(Data records)
+ + + +

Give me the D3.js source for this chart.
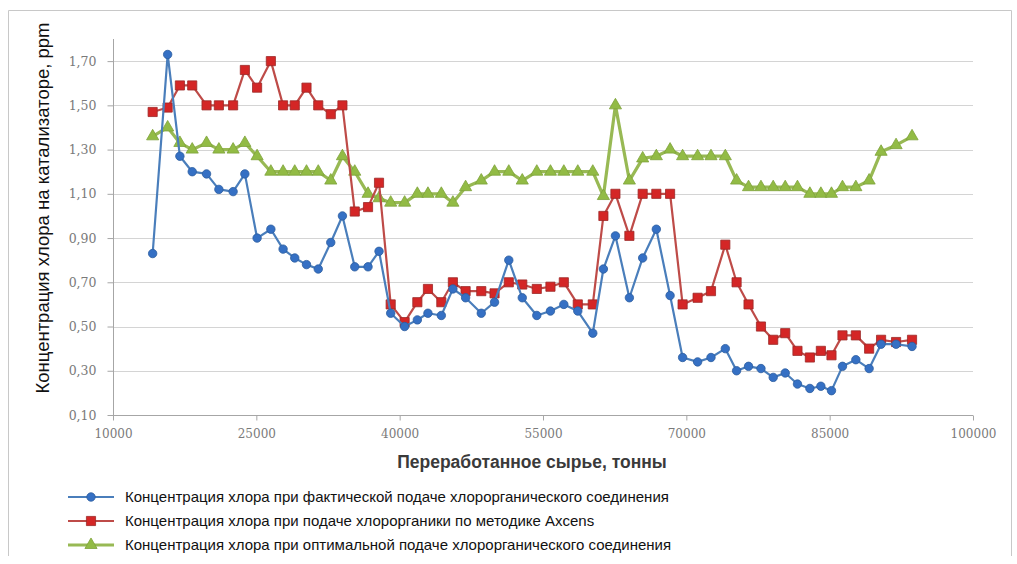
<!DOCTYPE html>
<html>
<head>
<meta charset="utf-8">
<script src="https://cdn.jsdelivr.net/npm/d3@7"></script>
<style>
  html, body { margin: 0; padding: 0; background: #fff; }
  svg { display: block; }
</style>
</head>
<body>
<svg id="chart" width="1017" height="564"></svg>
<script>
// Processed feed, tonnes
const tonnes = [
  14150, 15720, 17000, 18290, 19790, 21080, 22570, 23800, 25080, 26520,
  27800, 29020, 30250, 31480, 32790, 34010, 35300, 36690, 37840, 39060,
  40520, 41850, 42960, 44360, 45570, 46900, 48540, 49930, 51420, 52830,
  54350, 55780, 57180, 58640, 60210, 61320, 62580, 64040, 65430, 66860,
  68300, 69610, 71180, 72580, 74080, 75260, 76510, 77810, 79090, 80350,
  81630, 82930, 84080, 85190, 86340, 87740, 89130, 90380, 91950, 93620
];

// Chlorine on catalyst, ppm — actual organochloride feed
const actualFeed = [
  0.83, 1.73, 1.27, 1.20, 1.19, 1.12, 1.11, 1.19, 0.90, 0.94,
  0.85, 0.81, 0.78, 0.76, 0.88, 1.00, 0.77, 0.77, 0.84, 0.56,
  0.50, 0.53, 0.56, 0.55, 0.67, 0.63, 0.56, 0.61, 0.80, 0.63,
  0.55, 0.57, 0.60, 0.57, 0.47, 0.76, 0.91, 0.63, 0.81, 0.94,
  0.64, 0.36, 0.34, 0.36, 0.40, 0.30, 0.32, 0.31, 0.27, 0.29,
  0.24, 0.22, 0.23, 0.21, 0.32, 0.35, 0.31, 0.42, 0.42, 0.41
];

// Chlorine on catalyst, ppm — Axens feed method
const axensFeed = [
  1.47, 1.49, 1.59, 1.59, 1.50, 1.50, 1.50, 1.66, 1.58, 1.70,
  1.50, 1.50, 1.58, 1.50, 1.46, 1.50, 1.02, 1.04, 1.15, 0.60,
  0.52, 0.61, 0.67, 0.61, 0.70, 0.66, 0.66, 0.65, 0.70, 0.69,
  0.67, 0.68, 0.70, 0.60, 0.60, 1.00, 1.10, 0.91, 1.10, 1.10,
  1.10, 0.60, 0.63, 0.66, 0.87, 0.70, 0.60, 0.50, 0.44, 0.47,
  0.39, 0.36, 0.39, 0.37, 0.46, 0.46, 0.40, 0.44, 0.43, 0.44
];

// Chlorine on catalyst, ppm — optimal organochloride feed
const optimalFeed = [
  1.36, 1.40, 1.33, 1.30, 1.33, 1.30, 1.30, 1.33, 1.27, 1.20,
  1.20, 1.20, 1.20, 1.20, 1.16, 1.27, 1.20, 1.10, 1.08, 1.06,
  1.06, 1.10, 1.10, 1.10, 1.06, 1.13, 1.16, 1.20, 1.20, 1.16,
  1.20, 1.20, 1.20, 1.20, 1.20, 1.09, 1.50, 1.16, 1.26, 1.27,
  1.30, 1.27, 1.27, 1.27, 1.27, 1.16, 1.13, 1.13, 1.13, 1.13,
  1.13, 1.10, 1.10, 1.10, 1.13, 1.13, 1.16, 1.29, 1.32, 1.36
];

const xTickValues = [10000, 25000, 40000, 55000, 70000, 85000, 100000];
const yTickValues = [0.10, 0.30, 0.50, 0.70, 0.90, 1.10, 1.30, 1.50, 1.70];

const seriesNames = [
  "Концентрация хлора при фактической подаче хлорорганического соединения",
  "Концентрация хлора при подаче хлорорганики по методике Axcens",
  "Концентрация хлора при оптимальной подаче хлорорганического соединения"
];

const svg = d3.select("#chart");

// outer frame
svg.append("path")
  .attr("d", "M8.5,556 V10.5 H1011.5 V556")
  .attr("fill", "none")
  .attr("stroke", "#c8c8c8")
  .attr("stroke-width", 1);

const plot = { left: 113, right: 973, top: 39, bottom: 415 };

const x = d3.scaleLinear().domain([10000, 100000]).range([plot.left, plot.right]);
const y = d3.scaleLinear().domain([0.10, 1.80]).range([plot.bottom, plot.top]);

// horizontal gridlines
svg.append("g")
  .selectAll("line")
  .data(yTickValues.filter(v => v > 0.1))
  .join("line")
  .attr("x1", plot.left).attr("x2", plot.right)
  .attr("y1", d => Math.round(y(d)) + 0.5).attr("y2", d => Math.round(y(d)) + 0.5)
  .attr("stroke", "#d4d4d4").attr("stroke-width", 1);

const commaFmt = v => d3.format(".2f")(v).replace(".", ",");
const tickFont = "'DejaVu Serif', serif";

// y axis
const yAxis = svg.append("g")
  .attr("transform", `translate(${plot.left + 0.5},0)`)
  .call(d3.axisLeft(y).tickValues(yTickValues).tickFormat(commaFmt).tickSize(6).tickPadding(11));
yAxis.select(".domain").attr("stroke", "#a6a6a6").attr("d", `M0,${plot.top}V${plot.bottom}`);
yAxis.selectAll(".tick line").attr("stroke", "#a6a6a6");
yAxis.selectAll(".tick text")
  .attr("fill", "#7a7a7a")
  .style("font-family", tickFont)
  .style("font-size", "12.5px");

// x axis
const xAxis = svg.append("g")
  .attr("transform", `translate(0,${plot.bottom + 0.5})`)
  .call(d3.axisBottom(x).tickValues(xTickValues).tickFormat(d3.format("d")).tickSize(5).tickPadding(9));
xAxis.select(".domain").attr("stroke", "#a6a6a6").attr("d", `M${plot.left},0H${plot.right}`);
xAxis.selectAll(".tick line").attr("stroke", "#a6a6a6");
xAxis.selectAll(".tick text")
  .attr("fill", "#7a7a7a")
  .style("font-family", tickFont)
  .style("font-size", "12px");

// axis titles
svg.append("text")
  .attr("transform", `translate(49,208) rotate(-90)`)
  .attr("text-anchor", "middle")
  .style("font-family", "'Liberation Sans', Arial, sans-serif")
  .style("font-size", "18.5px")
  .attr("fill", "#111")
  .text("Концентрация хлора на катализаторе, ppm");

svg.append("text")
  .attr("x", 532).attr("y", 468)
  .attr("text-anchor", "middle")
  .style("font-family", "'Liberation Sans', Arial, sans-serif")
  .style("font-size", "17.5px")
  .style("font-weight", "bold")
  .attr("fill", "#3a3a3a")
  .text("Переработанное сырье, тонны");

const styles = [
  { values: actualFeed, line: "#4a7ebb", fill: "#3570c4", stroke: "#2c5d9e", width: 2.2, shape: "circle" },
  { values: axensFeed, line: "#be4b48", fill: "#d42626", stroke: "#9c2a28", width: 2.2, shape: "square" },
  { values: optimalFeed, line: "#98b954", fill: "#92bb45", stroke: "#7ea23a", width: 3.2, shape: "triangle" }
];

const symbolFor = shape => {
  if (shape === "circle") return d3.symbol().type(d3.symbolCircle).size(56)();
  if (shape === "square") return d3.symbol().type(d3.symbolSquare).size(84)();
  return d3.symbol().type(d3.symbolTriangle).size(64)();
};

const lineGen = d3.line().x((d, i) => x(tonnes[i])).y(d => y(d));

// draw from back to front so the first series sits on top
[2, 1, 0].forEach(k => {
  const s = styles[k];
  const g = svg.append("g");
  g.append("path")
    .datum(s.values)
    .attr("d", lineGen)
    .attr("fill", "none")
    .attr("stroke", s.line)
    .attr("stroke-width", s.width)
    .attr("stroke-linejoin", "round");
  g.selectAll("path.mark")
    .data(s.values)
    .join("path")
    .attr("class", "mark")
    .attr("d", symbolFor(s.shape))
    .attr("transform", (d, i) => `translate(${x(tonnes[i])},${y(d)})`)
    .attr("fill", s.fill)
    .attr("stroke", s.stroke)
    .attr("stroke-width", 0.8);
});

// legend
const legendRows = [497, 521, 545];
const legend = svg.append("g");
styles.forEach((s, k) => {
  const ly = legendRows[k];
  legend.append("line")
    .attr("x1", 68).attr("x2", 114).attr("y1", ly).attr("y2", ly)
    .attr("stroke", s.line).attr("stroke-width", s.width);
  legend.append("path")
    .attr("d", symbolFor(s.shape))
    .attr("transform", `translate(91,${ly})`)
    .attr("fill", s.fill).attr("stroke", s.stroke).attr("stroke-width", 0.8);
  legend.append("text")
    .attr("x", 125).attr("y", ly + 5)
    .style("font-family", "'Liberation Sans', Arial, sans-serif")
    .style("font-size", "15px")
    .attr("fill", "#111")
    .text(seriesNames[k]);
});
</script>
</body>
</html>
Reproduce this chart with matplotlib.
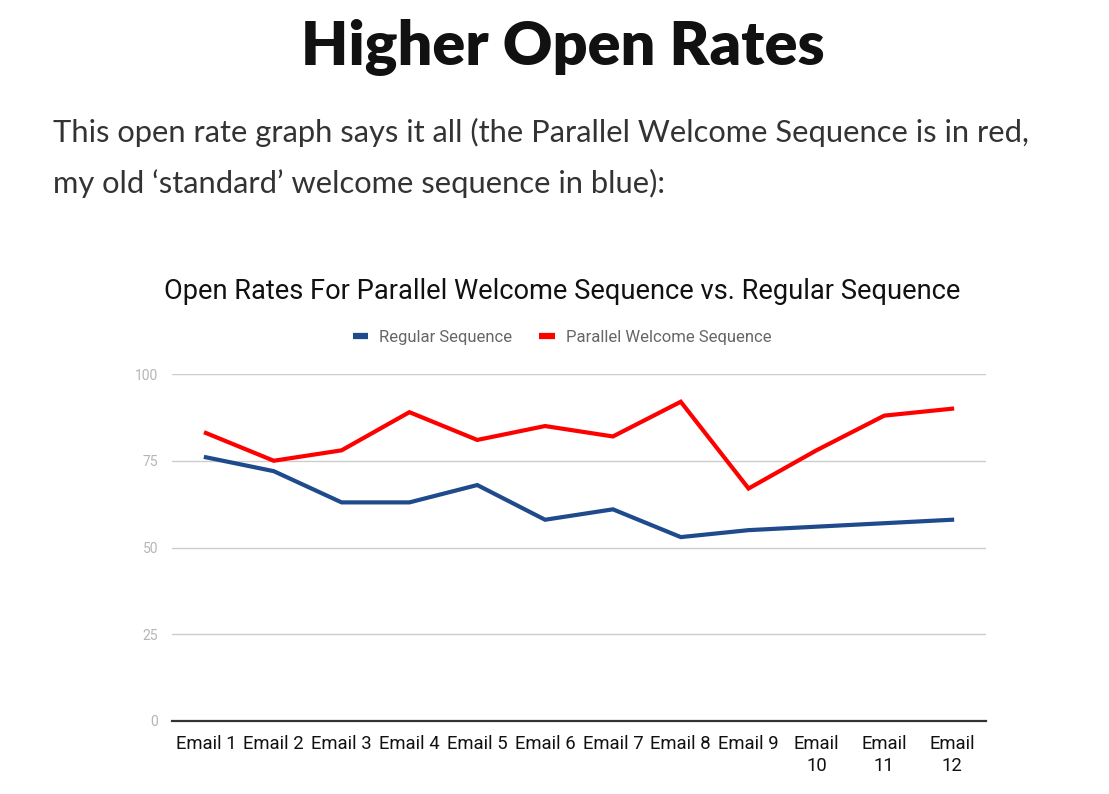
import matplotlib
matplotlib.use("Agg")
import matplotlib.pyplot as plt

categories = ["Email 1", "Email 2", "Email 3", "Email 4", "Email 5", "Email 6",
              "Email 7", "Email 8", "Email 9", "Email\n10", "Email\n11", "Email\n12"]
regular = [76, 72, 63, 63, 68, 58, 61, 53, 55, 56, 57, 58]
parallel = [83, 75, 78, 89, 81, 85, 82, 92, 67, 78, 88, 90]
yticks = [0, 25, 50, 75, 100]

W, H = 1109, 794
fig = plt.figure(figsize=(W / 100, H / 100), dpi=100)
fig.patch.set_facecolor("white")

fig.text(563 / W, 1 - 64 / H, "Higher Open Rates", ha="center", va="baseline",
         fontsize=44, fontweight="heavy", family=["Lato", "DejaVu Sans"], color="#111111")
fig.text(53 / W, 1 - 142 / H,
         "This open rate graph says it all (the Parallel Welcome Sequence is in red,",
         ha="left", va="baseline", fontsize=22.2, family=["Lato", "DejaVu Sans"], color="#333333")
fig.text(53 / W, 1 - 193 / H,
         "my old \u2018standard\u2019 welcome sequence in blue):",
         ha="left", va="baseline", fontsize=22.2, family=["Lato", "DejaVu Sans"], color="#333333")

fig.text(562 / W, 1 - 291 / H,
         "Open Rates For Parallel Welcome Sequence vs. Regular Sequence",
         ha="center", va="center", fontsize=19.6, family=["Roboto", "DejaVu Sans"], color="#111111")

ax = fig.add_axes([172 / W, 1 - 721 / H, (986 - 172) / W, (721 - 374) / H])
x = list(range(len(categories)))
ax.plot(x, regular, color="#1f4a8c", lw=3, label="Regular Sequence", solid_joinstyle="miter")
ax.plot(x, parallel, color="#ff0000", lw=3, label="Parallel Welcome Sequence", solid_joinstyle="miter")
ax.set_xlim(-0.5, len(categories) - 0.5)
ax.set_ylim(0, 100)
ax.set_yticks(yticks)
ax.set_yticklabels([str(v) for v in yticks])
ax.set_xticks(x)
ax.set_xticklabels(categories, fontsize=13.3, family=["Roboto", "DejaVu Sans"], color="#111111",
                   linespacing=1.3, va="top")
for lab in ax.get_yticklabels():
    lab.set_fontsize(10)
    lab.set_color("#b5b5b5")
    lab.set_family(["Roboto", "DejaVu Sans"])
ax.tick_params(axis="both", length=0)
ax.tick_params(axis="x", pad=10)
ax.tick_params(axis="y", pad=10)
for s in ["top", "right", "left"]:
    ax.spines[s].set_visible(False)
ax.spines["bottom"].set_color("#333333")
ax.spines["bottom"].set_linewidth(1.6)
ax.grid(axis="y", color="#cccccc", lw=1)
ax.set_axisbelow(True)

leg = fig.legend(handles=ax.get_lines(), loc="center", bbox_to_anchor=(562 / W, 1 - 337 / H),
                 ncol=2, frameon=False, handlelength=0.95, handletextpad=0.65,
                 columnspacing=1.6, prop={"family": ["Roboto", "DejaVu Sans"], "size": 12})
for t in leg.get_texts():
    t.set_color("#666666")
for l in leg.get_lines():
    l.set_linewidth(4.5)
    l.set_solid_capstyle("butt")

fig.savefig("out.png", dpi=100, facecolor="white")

+ + + +

*What is expected:* Word for word, repeat the lines above from the one with "Reproduce this chart with matplotlib." through the one with "import matplotlib.pyplot as plt", and nothing beyond them. Omit the pictures.

*Task result:*
Reproduce this chart with matplotlib.
import matplotlib
matplotlib.use("Agg")
import matplotlib.pyplot as plt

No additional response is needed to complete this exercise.